Visitors of the World Expo 2010 in Shanghai on Monday will have a chance to see the kinds of things that may just lie ahead for the world in the year 2038.

Organizers are working on the first time capsule in World Expo history to take the form of a computer chip - illustrating the technological progress of humankind over the years - that aims to present the future with images of what people today think of when they imagine life 28 years from now.

"Some of the contributions so far are quite interesting," said Zhou Kai, head of China Youth Daily's Shanghai bureau, a co-organizer of the time capsule project. "Some people say that in 28 years there will be no police, no traffic lights and no newspapers in the city."

Some 1,000 imaginations have already been collected and will be shown to visitors next week during Youth Week at the Expo Park, a five-day event that expects to attract 100,000 visitors.

The public can also cast their votes on the contents that should be included by logging on to web2.cyol.com/time/ before August 30. A total of 100 images will be selected by a panel of judges, including physicist Li Zhengdao, futurologist John Naisbitt, and Chinese cultural talents Wang Meng and Feng Jicai.

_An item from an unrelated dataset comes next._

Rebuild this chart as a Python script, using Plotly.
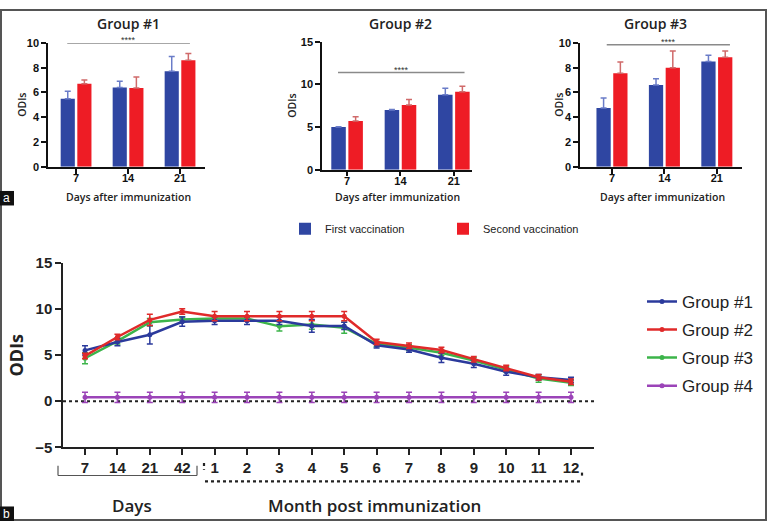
import plotly.graph_objects as go

W, H = 767, 529

# ---------------- data: panel a ----------------
bar_days = ["7", "14", "21"]
g1_first = [5.5, 6.4, 7.7]
g1_first_err = [0.6, 0.5, 1.2]
g1_second = [6.7, 6.35, 8.6]
g1_second_err = [0.3, 0.9, 0.55]
g2_first = [5.0, 7.0, 8.8]
g2_first_err = [0.05, 0.05, 0.75]
g2_second = [5.7, 7.6, 9.15]
g2_second_err = [0.5, 0.65, 0.65]
g3_first = [4.75, 6.6, 8.5]
g3_first_err = [0.8, 0.5, 0.5]
g3_second = [7.55, 8.0, 8.85]
g3_second_err = [0.9, 1.35, 0.5]

# ---------------- data: panel b ----------------
time_labels = ["7", "14", "21", "42", "1", "2", "3", "4", "5", "6", "7", "8", "9", "10", "11", "12"]
grp1 = [5.5, 6.4, 7.2, 8.6, 8.7, 8.7, 8.7, 8.15, 8.15, 6.05, 5.6, 4.7, 4.05, 3.2, 2.6, 2.3]
grp1_err = [0.5, 0.4, 1.0, 0.5, 0.4, 0.4, 0.4, 0.7, 0.4, 0.3, 0.3, 0.5, 0.4, 0.4, 0.3, 0.3]
grp2 = [4.9, 6.95, 8.8, 9.7, 9.2, 9.2, 9.2, 9.2, 9.2, 6.4, 6.0, 5.55, 4.55, 3.6, 2.6, 2.1]
grp2_err = [0.3, 0.3, 0.6, 0.3, 0.5, 0.5, 0.5, 0.5, 0.5, 0.3, 0.3, 0.3, 0.3, 0.3, 0.3, 0.3]
grp3 = [4.65, 6.5, 8.55, 8.85, 8.95, 8.95, 8.1, 8.3, 7.95, 6.2, 5.8, 5.25, 4.4, 3.45, 2.45, 2.0]
grp3_err = [0.6, 0.3, 0.4, 0.3, 0.3, 0.3, 0.5, 0.5, 0.6, 0.3, 0.3, 0.3, 0.3, 0.3, 0.4, 0.3]
grp4 = [0.42] * 16
grp4_err = [0.55] * 16

BLUE_BAR = "#2f46a2"
RED_BAR = "#ee1c25"
BLUE_ERR = "#6a7cc8"
RED_ERR = "#d06a6a"
C1 = "#2b3a9c"
C2 = "#e02a2a"
C3 = "#3cb44a"
C4 = "#9b44b8"


def xd(a, b):
    return [a / W, b / W]


def yd(top, bottom):
    return [1 - bottom / H, 1 - top / H]


def px(x):
    return x / W


def py(y):
    return 1 - y / H


fig = go.Figure()

bar_sets = [
    (g1_first, g1_first_err, g1_second, g1_second_err, "x", "y", True),
    (g2_first, g2_first_err, g2_second, g2_second_err, "x2", "y2", False),
    (g3_first, g3_first_err, g3_second, g3_second_err, "x3", "y3", False),
]
for f, fe, s, se, xa, ya, sl in bar_sets:
    fig.add_trace(go.Bar(
        x=bar_days, y=f, name="First vaccination", marker_color=BLUE_BAR,
        marker_line_width=0, xaxis=xa, yaxis=ya, showlegend=sl, legend="legend",
        error_y=dict(type="data", symmetric=False, array=fe, arrayminus=[0] * 3,
                     color=BLUE_ERR, thickness=1.5, width=3)))
    fig.add_trace(go.Bar(
        x=bar_days, y=s, name="Second vaccination", marker_color=RED_BAR,
        marker_line_width=0, xaxis=xa, yaxis=ya, showlegend=sl, legend="legend",
        error_y=dict(type="data", symmetric=False, array=se, arrayminus=[0] * 3,
                     color=RED_ERR, thickness=1.5, width=3)))

xi = list(range(len(time_labels)))
# drawing order: green, blue, red on top; purple last. legendrank keeps legend order.
for name, vals, errs, col, lg, rank in [
    ("Group #3", grp3, grp3_err, C3, "g3", 3),
    ("Group #1", grp1, grp1_err, C1, "g1", 1),
    ("Group #2", grp2, grp2_err, C2, "g2", 2),
    ("Group #4", grp4, grp4_err, C4, "g4", 4),
]:
    fig.add_trace(go.Scatter(
        x=xi, y=vals, name=name, mode="lines+markers", legendgroup=lg, legendrank=rank,
        line=dict(color=col, width=2.5), marker=dict(color=col, size=5),
        error_y=dict(type="data", array=errs, color=col, thickness=1.5, width=3),
        xaxis="x4", yaxis="y4", legend="legend2"))

tickfont_small = dict(family="Liberation Sans, Arial", size=11, color="#111", weight="bold")
axis_common = dict(showline=True, linecolor="#111", linewidth=1.5, ticks="outside",
                   ticklen=5, tickwidth=1.5, tickcolor="#111", showgrid=False,
                   zeroline=False, tickfont=tickfont_small)

fig.update_layout(
    width=W, height=H, margin=dict(l=0, r=0, t=0, b=0),
    paper_bgcolor="white", plot_bgcolor="white",
    barmode="group", bargap=0.36, bargroupgap=0.15,
    xaxis=dict(domain=xd(48, 205), anchor="y", type="category", range=[-0.54, 2.48],
               ticklabelstandoff=-5, **axis_common),
    yaxis=dict(domain=yd(35, 163), anchor="x", range=[0, 10], dtick=2, **axis_common),
    xaxis2=dict(domain=xd(322, 472), anchor="y2", type="category", range=[-0.47, 2.34],
                ticklabelstandoff=-5, **axis_common),
    yaxis2=dict(domain=yd(34, 166), anchor="x2", range=[0, 15], dtick=5, **axis_common),
    xaxis3=dict(domain=xd(580, 742), anchor="y3", type="category", range=[-0.61, 2.48],
                ticklabelstandoff=-5, **axis_common),
    yaxis3=dict(domain=yd(35, 163), anchor="x3", range=[0, 10], dtick=2, **axis_common),
    xaxis4=dict(domain=xd(63, 594), anchor="y4", range=[-0.68, 15.71],
                tickvals=xi, ticktext=time_labels,
                showline=True, linecolor="#222", linewidth=1.5, ticks="outside",
                ticklen=6, tickwidth=1.5, tickcolor="#222", showgrid=False, zeroline=False,
                tickfont=dict(family="Liberation Sans, Arial", size=15, color="#222", weight="bold")),
    yaxis4=dict(domain=yd(262, 453), anchor="x4", range=[-5, 15], dtick=5,
                showline=True, linecolor="#222", linewidth=1.5, ticks="outside",
                ticklen=6, tickwidth=1.5, tickcolor="#222", showgrid=False, zeroline=False,
                tickfont=dict(family="Liberation Sans, Arial", size=15, color="#222", weight="bold")),
    legend=dict(orientation="h", x=px(285), y=py(227), xanchor="left", yanchor="middle",
                font=dict(family="Liberation Sans, Arial", size=11, color="#222"),
                entrywidth=113, entrywidthmode="pixels", bgcolor="rgba(0,0,0,0)",
                itemwidth=30),
    legend2=dict(orientation="v", x=px(642), y=py(284), xanchor="left", yanchor="top",
                 font=dict(family="Liberation Sans, Arial", size=17, color="#222"),
                 tracegroupgap=3, bgcolor="rgba(0,0,0,0)", itemwidth=30),
)

shapes = []
annos = []

# significance bars
for xref, yref, x0, x1, yv in [("x", "y", -0.17, 2.19, 10.0), ("x2", "y2", -0.17, 2.2, 11.4),
                                ("x3", "y3", -0.1, 2.25, 9.85)]:
    shapes.append(dict(type="line", xref=xref, yref=yref, x0=x0, x1=x1, y0=yv, y1=yv,
                       line=dict(color="#8a8a8a", width=1.5)))
    annos.append(dict(xref=xref, yref=yref, x=(x0 + x1) / 2, y=yv, text="****", showarrow=False,
                      yanchor="bottom", yshift=-4, font=dict(size=9, color="#333", family="Liberation Sans")))

# panel titles and axis titles of panel a
title_font = dict(family="Open Sans, Liberation Sans", size=14, color="#222", weight=600)
lab_font = dict(family="Open Sans, Liberation Sans", size=10.5, color="#222", weight=600)
for cx, tx, ylx, ycy in [(128, "Group #1", 22, 99), (400, "Group #2", 292, 100), (655, "Group #3", 559, 99)]:
    annos.append(dict(xref="paper", yref="paper", x=px(cx), y=py(15), text=tx, showarrow=False,
                      xanchor="center", yanchor="middle", font=title_font))
    annos.append(dict(xref="paper", yref="paper", x=px(ylx), y=py(ycy), text="ODIs", showarrow=False,
                      textangle=-90, xanchor="center", yanchor="middle", font=lab_font))
for cx in [128, 397, 662]:
    annos.append(dict(xref="paper", yref="paper", x=px(cx), y=py(194), text="Days after immunization",
                      showarrow=False, xanchor="center", yanchor="middle", font=lab_font))

# panel b: zero dotted line
shapes.append(dict(type="line", xref="x4", yref="y4", x0=-0.68, x1=15.71, y0=0, y1=0,
                   line=dict(color="#222", width=2, dash="dot"), layer="below"))
# bracket for Days
for x0, y0, x1, y1 in [(58, 482, 197, 482), (58, 472, 58, 482), (197, 472, 197, 482)]:
    shapes.append(dict(type="line", xref="paper", yref="paper", x0=px(x0), x1=px(x1), y0=py(y0), y1=py(y1),
                       line=dict(color="#555", width=1.2)))
# dotted line for months
shapes.append(dict(type="line", xref="paper", yref="paper", x0=px(205), x1=px(582), y0=py(488), y1=py(488),
                   line=dict(color="#222", width=2.2, dash="dot")))
shapes.append(dict(type="line", xref="paper", yref="paper", x0=px(204), x1=px(204), y0=py(469), y1=py(476),
                   line=dict(color="#222", width=2.2, dash="dot")))
shapes.append(dict(type="line", xref="paper", yref="paper", x0=px(582), x1=px(582), y0=py(479), y1=py(484),
                   line=dict(color="#222", width=2.2, dash="dot")))

big_font = dict(family="Open Sans, Liberation Sans", size=17, color="#222", weight=600)
annos.append(dict(xref="paper", yref="paper", x=px(132), y=py(513), text="Days", showarrow=False,
                  xanchor="center", yanchor="middle", font=big_font))
annos.append(dict(xref="paper", yref="paper", x=px(374), y=py(513), text="Month post immunization",
                  showarrow=False, xanchor="center", yanchor="middle", font=big_font))
annos.append(dict(xref="paper", yref="paper", x=px(16), y=py(358), text="ODIs", showarrow=False,
                  textangle=-90, xanchor="center", yanchor="middle",
                  font=dict(family="Open Sans, Liberation Sans", size=18, color="#222", weight="bold")))

# outer frame
shapes.append(dict(type="rect", xref="paper", yref="paper", x0=px(1), x1=px(766), y0=py(528), y1=py(1),
                   line=dict(color="#555", width=2)))
# panel letters
for top, bot, letter in [(188, 203, "a"), (514, 529, "b")]:
    shapes.append(dict(type="rect", xref="paper", yref="paper", x0=0, x1=px(14), y0=py(bot), y1=py(top),
                       fillcolor="#111", line=dict(width=0)))
    annos.append(dict(xref="paper", yref="paper", x=px(7), y=py((top + bot) / 2), text=letter,
                      showarrow=False, xanchor="center", yanchor="middle",
                      font=dict(family="Liberation Sans", size=12, color="white")))

fig.update_layout(shapes=shapes, annotations=annos)
fig.write_html("out.html")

The digital time capsule will be placed and held for safe-keeping at the Shanghai Library on September 23, years after the same day the world's first-recorded time capsule was buried at New York City's Flushing Meadows Corona Park in 1938 - and set to be extracted in the year 6939.

"We chose to make a 28-year-old time capsule because the year 2038, when our time capsule will be viewed by the public, will commemorate the 100- year anniversary of the burial of the first-ever time capsule," said Mao Hao, deputy chief editor of China Youth Daily.

The first time capsule to be created at a World Expo was put together at the 1939 World's Fair in New York City.

Japan's 1970 World Expo in Suita, Osaka, the first World's Fair the country held, also buried two identical time capsules next to Osaka Castle.